Felix Ehrenhaft was married to Lilly Rona. Einstein and Ehrenhaft regularly met and discussed about magnetic poles or fractional charges. Einstein didn't agree and used his authority to keep Ehrenhaft from doing things like being a director of a science iinstitute. Their friendship fell apart because of a silly thing like a monopole or a fractional charge (about which Eherenhaft turned out to be right later, after quarks were found).
We can read (here):
The unconventional correspondence between physicists Albert Einstein and Felix Ehrenhaft, especially at the height of the alleged production by the latter of magnetic monopoles, is examined in the following paper. Almost unknown by the general public, it is sometimes witty, yet it can be pathetic, and certainly bewildering. At one point the arguments they exchanged became a poetic duel between Einstein and Ehrenhaft's wife.

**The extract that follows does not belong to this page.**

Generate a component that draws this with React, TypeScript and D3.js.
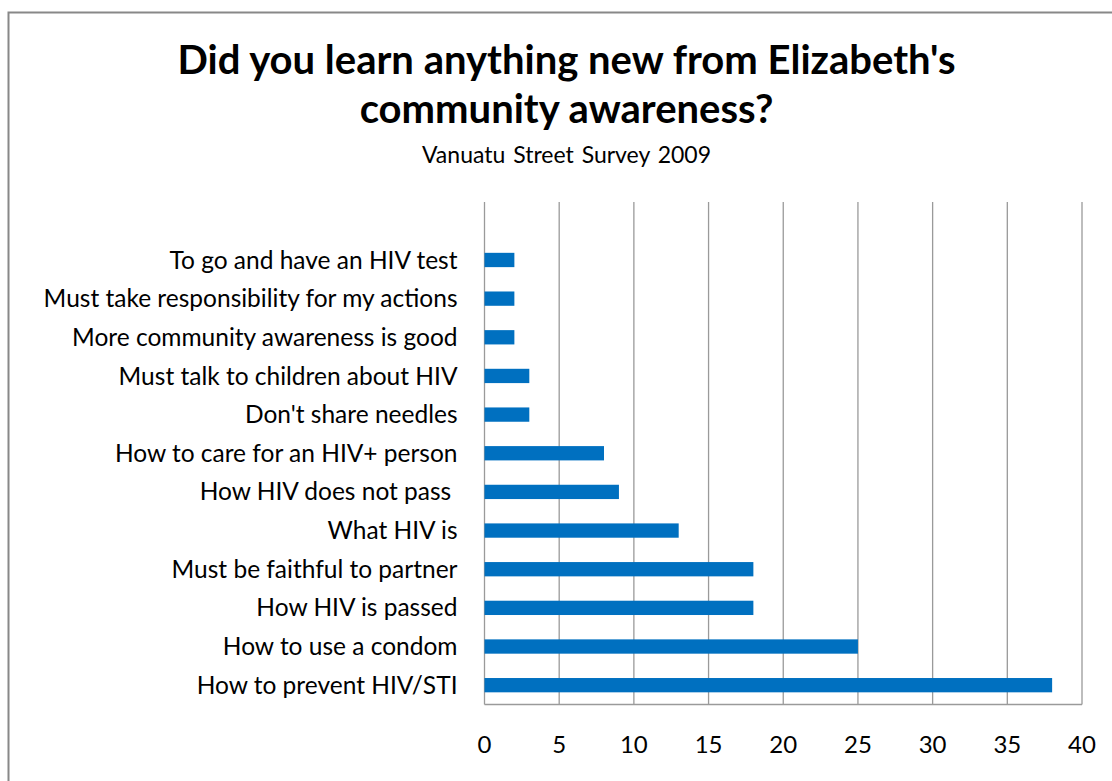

Ignored by conventional Einstein biographies, this episode took place during the initial years of the Second World War, but was rooted in disputes dating back to the early years of the twentieth century. The interesting intersection of a series of scientific controversies also highlights some aspects of the personal dramas involved, and after so many years the whole affair in itself is still intriguing.
Both Felix and Lilly asked Einstein not to show up again. I'm curious about the poems that were used in the duel with words between Ehrenhaft's wife and Einstein. What were they about?